- _Written problem_: Collect from the data below each line with "page".

- _Rows from a dataset of charts and code_:

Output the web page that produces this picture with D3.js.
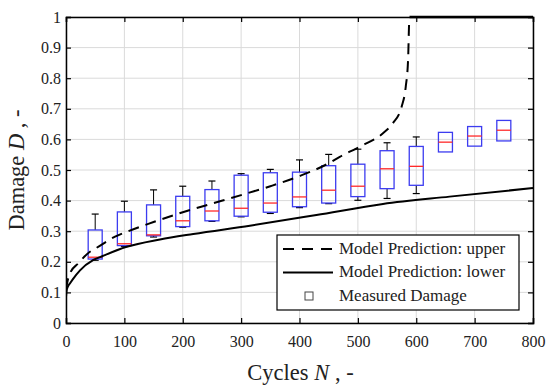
<!DOCTYPE html>
<html>
<head>
<meta charset="utf-8">
<script src="https://cdn.jsdelivr.net/npm/d3@7"></script>
<style>
  body { margin: 0; background: #fff; }
  text { font-family: "Liberation Serif", serif; fill: #222; }
</style>
</head>
<body>
<div class="chart"></div>
<script>
// Box plot data
var cycles = [50, 100, 150, 200, 250, 300, 350, 400, 450, 500, 550, 600, 650, 700, 750];
var whiskLo = [0.205, 0.250, 0.281, 0.313, 0.332, 0.347, 0.358, 0.377, 0.390, 0.401, 0.407, 0.423, 0.559, 0.578, 0.595];
var q1 = [0.209, 0.253, 0.285, 0.315, 0.334, 0.349, 0.362, 0.380, 0.392, 0.413, 0.439, 0.450, 0.559, 0.578, 0.595];
var median = [0.215, 0.259, 0.288, 0.334, 0.366, 0.375, 0.392, 0.412, 0.434, 0.447, 0.504, 0.512, 0.591, 0.611, 0.630];
var q3 = [0.304, 0.363, 0.386, 0.414, 0.436, 0.483, 0.491, 0.493, 0.514, 0.519, 0.563, 0.577, 0.623, 0.642, 0.662];
var whiskHi = [0.356, 0.398, 0.435, 0.447, 0.464, 0.488, 0.502, 0.533, 0.551, 0.568, 0.589, 0.608, 0.623, 0.642, 0.662];

// Model prediction curves
var upperN = [0, 3, 7, 21, 41, 50, 84, 100, 150, 200, 250, 300, 350, 400, 450, 469, 503, 543, 560, 575, 582, 586, 588, 588.5, 800];
var upperD = [0.11, 0.14, 0.163, 0.195, 0.233, 0.243, 0.282, 0.295, 0.33, 0.362, 0.39, 0.418, 0.447, 0.48, 0.522, 0.543, 0.576, 0.62, 0.653, 0.707, 0.772, 0.86, 0.99, 1.0, 1.0];
var lowerN = [0, 1, 3, 7, 12.5, 24, 47, 63, 104, 161, 218, 315, 429, 543, 657, 800];
var lowerD = [0.085, 0.105, 0.118, 0.13, 0.145, 0.172, 0.206, 0.219, 0.249, 0.273, 0.291, 0.318, 0.353, 0.389, 0.413, 0.441];

var xTicks = [0, 100, 200, 300, 400, 500, 600, 700, 800];
var yTicks = [0, 0.1, 0.2, 0.3, 0.4, 0.5, 0.6, 0.7, 0.8, 0.9, 1];
var legendLabels = ["Model Prediction: upper", "Model Prediction: lower", "Measured Damage"];

var svgWidth = 550;
var svgHeight = 391;
var margin = { top: 17, right: 17, bottom: 68, left: 66 };
var width = svgWidth - margin.left - margin.right;
var height = svgHeight - margin.top - margin.bottom;

var svg = d3.select(".chart")
  .append("svg")
  .attr("width", svgWidth)
  .attr("height", svgHeight);

var chart = svg.append("g")
  .attr("transform", "translate(" + margin.left + "," + margin.top + ")");

var xScale = d3.scaleLinear().domain([0, 800]).range([0, width]);
var yScale = d3.scaleLinear().domain([0, 1]).range([height, 0]);

// Grid lines
chart.append("g")
  .selectAll("line")
  .data(xTicks)
  .enter()
  .append("line")
  .attr("x1", function (d) { return xScale(d); })
  .attr("x2", function (d) { return xScale(d); })
  .attr("y1", 0)
  .attr("y2", height)
  .attr("stroke", "#dadada")
  .attr("stroke-width", 1);

chart.append("g")
  .selectAll("line")
  .data(yTicks)
  .enter()
  .append("line")
  .attr("y1", function (d) { return yScale(d); })
  .attr("y2", function (d) { return yScale(d); })
  .attr("x1", 0)
  .attr("x2", width)
  .attr("stroke", "#dadada")
  .attr("stroke-width", 1);

// Clip for the curves
svg.append("defs").append("clipPath")
  .attr("id", "plotClip")
  .append("rect")
  .attr("x", 0).attr("y", -1)
  .attr("width", width).attr("height", height + 1);

// Box plots
var boxHalf = 12;
var capHalf = 6;
var boxes = chart.append("g");
cycles.forEach(function (n, i) {
  var g = boxes.append("g");
  var cx = xScale(n);
  // whiskers
  if (whiskHi[i] > q3[i]) {
    g.append("line")
      .attr("x1", cx).attr("x2", cx)
      .attr("y1", yScale(q3[i])).attr("y2", yScale(whiskHi[i]))
      .attr("stroke", "#000").attr("stroke-width", 1);
    g.append("line")
      .attr("x1", xScale(n - capHalf)).attr("x2", xScale(n + capHalf))
      .attr("y1", yScale(whiskHi[i])).attr("y2", yScale(whiskHi[i]))
      .attr("stroke", "#000").attr("stroke-width", 1.2);
  }
  if (whiskLo[i] < q1[i]) {
    g.append("line")
      .attr("x1", cx).attr("x2", cx)
      .attr("y1", yScale(q1[i])).attr("y2", yScale(whiskLo[i]))
      .attr("stroke", "#000").attr("stroke-width", 1);
    g.append("line")
      .attr("x1", xScale(n - capHalf)).attr("x2", xScale(n + capHalf))
      .attr("y1", yScale(whiskLo[i])).attr("y2", yScale(whiskLo[i]))
      .attr("stroke", "#000").attr("stroke-width", 1.2);
  }
  g.append("rect")
    .attr("x", xScale(n - boxHalf))
    .attr("width", xScale(n + boxHalf) - xScale(n - boxHalf))
    .attr("y", yScale(q3[i]))
    .attr("height", yScale(q1[i]) - yScale(q3[i]))
    .attr("fill", "none")
    .attr("stroke", "#3c3cf0")
    .attr("stroke-width", 1.3);
  g.append("line")
    .attr("x1", xScale(n - boxHalf)).attr("x2", xScale(n + boxHalf))
    .attr("y1", yScale(median[i])).attr("y2", yScale(median[i]))
    .attr("stroke", "#ff2a2a").attr("stroke-width", 1.3);
});

// Model curves
var lineGen = d3.line()
  .x(function (d) { return xScale(d[0]); })
  .y(function (d) { return yScale(d[1]); })
  .curve(d3.curveMonotoneX);

var upperData = upperN.map(function (n, i) { return [n, upperD[i]]; });
var lowerData = lowerN.map(function (n, i) { return [n, lowerD[i]]; });
// rising part is dashed, saturated part (D = 1) runs along the top
var upperRise = upperData.filter(function (d, i) { return i === 0 || upperData[i - 1][1] < 1; });
var upperFlat = upperData.filter(function (d) { return d[1] >= 1; });

chart.append("path")
  .datum(lowerData)
  .attr("clip-path", "url(#plotClip)")
  .attr("d", lineGen)
  .attr("fill", "none")
  .attr("stroke", "#000")
  .attr("stroke-width", 2);

chart.append("path")
  .datum(upperRise)
  .attr("clip-path", "url(#plotClip)")
  .attr("d", lineGen)
  .attr("fill", "none")
  .attr("stroke", "#000")
  .attr("stroke-width", 2)
  .attr("stroke-dasharray", "11,7");

chart.append("path")
  .datum(upperFlat)
  .attr("d", d3.line().x(function (d) { return xScale(d[0]); }).y(function (d) { return yScale(d[1]); }))
  .attr("fill", "none")
  .attr("stroke", "#000")
  .attr("stroke-width", 2.5);

// Axes (box with inward ticks on all sides)
function styleAxis(g) {
  g.attr("font-family", null);
  g.select(".domain").attr("stroke-width", 1.5);
  g.selectAll("line").attr("stroke-width", 1.2);
  g.selectAll("text").style("font-size", "16px").attr("fill", "#222");
}

chart.append("g")
  .attr("transform", "translate(0," + height + ")")
  .call(d3.axisBottom(xScale).tickValues(xTicks).tickSize(-5).tickPadding(13).tickFormat(d3.format("d")))
  .call(styleAxis);

chart.append("g")
  .call(d3.axisLeft(yScale).tickValues(yTicks).tickSize(-5).tickPadding(5).tickFormat(function (d) { return d === 0 || d === 1 ? d : d3.format(".1f")(d); }))
  .call(styleAxis);

chart.append("g")
  .call(d3.axisTop(xScale).tickValues(xTicks).tickSize(-5).tickFormat(""))
  .call(styleAxis);

chart.append("g")
  .attr("transform", "translate(" + width + ",0)")
  .call(d3.axisRight(yScale).tickValues(yTicks).tickSize(-5).tickFormat(""))
  .call(styleAxis);

// Axis titles
var xTitle = svg.append("text")
  .attr("x", margin.left + width / 2 + 1)
  .attr("y", 380)
  .attr("text-anchor", "middle")
  .style("font-size", "22.5px");
xTitle.append("tspan").text("Cycles ");
xTitle.append("tspan").style("font-style", "italic").text("N");
xTitle.append("tspan").text(" , -");

var yTitle = svg.append("text")
  .attr("transform", "translate(23.5," + (margin.top + height / 2) + ") rotate(-90)")
  .attr("text-anchor", "middle")
  .style("font-size", "22.5px");
yTitle.append("tspan").text("Damage ");
yTitle.append("tspan").style("font-style", "italic").text("D");
yTitle.append("tspan").text(" , -");

// Legend
var legend = svg.append("g").attr("transform", "translate(277,235)");
legend.append("rect")
  .attr("width", 242).attr("height", 75)
  .attr("fill", "#fff").attr("stroke", "#000").attr("stroke-width", 1.2);

var legendY = [14, 37.5, 61];
legendLabels.forEach(function (label, i) {
  var ly = legendY[i];
  if (i === 0 || i === 1) {
    legend.append("line")
      .attr("x1", 6).attr("x2", 56)
      .attr("y1", ly).attr("y2", ly)
      .attr("stroke", "#000").attr("stroke-width", 2)
      .attr("stroke-dasharray", i === 0 ? "11,8" : null);
  } else {
    legend.append("rect")
      .attr("x", 28).attr("y", ly - 4)
      .attr("width", 8).attr("height", 8)
      .attr("fill", "none").attr("stroke", "#444").attr("stroke-width", 1);
  }
  legend.append("text")
    .attr("x", 62).attr("y", ly + 4.5)
    .style("font-size", "17px")
    .text(label);
});
</script>
</body>
</html>
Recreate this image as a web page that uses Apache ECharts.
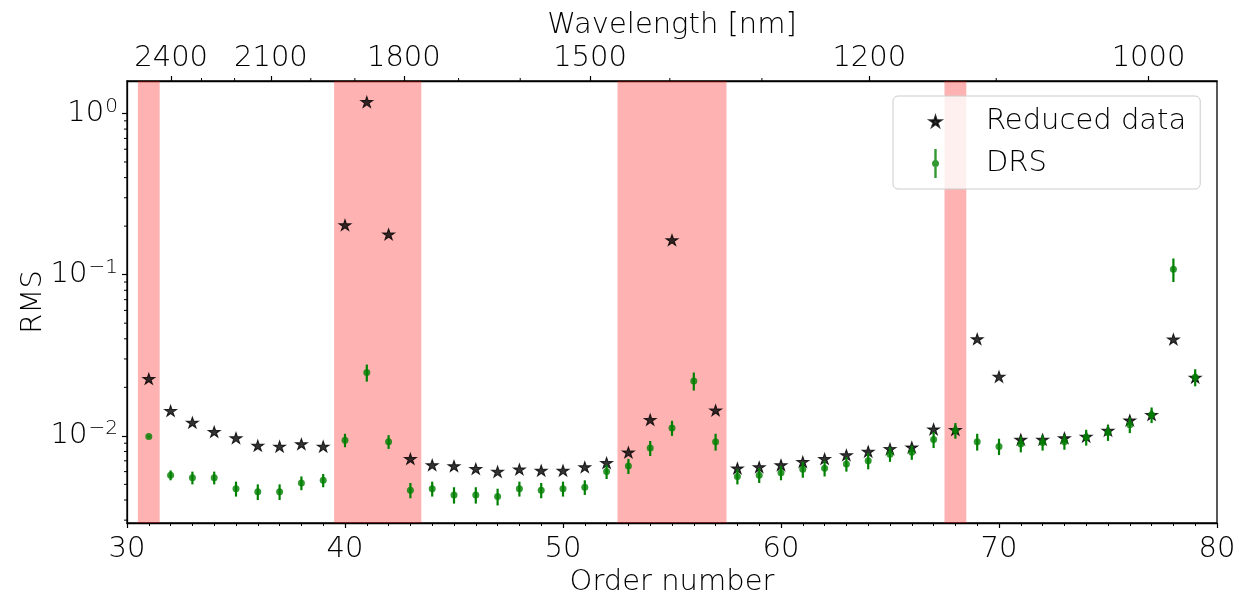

- _Correct result_:
Output the web page that produces this picture with D3.js.
Recreate this image as a web page that uses Apache ECharts.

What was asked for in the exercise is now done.